**Stored records**
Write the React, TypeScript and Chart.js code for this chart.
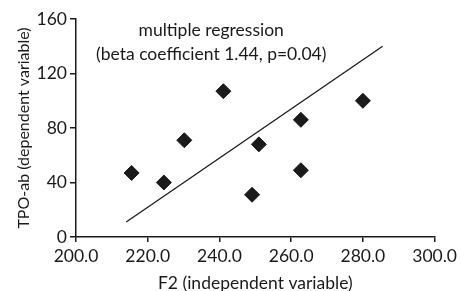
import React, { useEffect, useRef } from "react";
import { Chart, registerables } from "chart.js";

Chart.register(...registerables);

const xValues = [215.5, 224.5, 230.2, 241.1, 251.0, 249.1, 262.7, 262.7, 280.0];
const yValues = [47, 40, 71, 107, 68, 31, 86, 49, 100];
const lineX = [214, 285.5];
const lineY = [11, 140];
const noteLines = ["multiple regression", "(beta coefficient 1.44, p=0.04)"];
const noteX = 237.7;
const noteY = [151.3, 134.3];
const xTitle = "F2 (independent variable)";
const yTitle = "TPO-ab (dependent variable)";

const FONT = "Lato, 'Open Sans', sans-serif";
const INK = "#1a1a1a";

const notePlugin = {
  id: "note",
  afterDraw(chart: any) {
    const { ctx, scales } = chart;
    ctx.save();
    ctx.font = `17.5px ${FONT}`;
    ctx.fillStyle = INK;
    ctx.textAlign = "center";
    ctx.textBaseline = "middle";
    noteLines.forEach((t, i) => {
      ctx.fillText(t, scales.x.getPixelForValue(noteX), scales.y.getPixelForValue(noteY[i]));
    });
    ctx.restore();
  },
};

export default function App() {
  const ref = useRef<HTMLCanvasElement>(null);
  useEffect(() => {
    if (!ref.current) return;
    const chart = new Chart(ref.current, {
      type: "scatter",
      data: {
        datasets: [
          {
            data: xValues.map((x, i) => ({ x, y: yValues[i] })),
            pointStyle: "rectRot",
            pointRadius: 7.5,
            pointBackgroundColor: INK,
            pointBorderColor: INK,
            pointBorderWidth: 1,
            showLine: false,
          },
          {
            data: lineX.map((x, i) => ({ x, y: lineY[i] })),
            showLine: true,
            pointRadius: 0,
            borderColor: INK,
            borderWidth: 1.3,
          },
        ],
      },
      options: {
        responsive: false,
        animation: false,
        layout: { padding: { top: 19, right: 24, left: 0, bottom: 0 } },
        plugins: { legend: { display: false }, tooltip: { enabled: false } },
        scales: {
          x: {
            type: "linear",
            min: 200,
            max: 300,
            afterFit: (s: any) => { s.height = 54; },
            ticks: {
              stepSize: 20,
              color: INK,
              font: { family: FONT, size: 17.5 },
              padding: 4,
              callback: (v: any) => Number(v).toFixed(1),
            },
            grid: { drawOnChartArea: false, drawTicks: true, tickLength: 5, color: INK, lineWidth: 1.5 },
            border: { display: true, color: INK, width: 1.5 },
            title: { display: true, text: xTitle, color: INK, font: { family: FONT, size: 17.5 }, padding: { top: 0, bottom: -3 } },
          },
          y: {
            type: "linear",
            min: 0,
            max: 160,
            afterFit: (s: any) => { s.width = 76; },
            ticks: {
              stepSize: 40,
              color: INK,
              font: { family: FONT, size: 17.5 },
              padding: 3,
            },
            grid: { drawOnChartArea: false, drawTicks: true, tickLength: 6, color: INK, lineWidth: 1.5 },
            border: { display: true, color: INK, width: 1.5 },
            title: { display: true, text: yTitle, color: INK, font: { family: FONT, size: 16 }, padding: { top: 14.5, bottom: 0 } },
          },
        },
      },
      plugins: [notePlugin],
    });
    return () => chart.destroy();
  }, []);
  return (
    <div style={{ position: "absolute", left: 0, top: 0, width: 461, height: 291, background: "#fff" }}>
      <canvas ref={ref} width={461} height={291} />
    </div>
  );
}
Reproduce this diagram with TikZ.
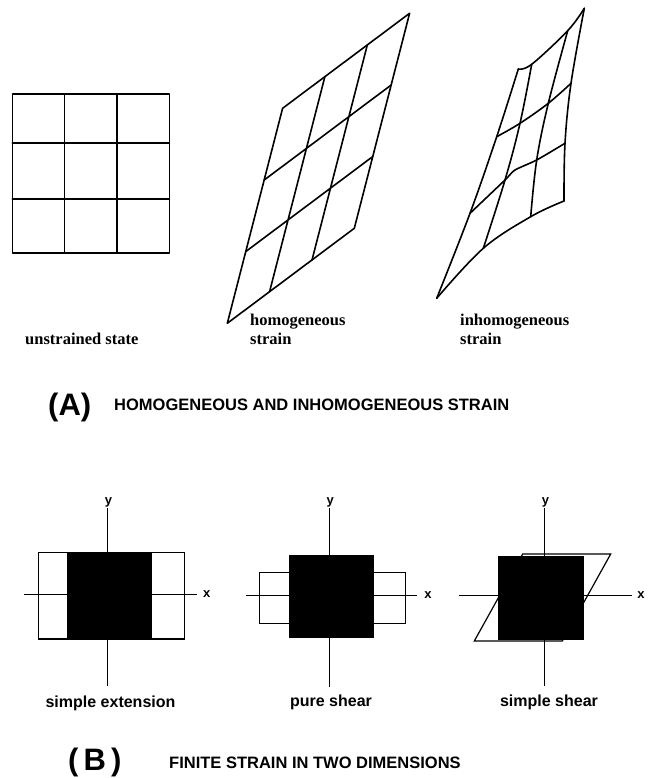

**Task objective**
Show, from the listing above, each line that contains the word "React".

**Result below**
Write the React, TypeScript and Chart.js code for this chart.
import React, { useEffect, useRef } from "react";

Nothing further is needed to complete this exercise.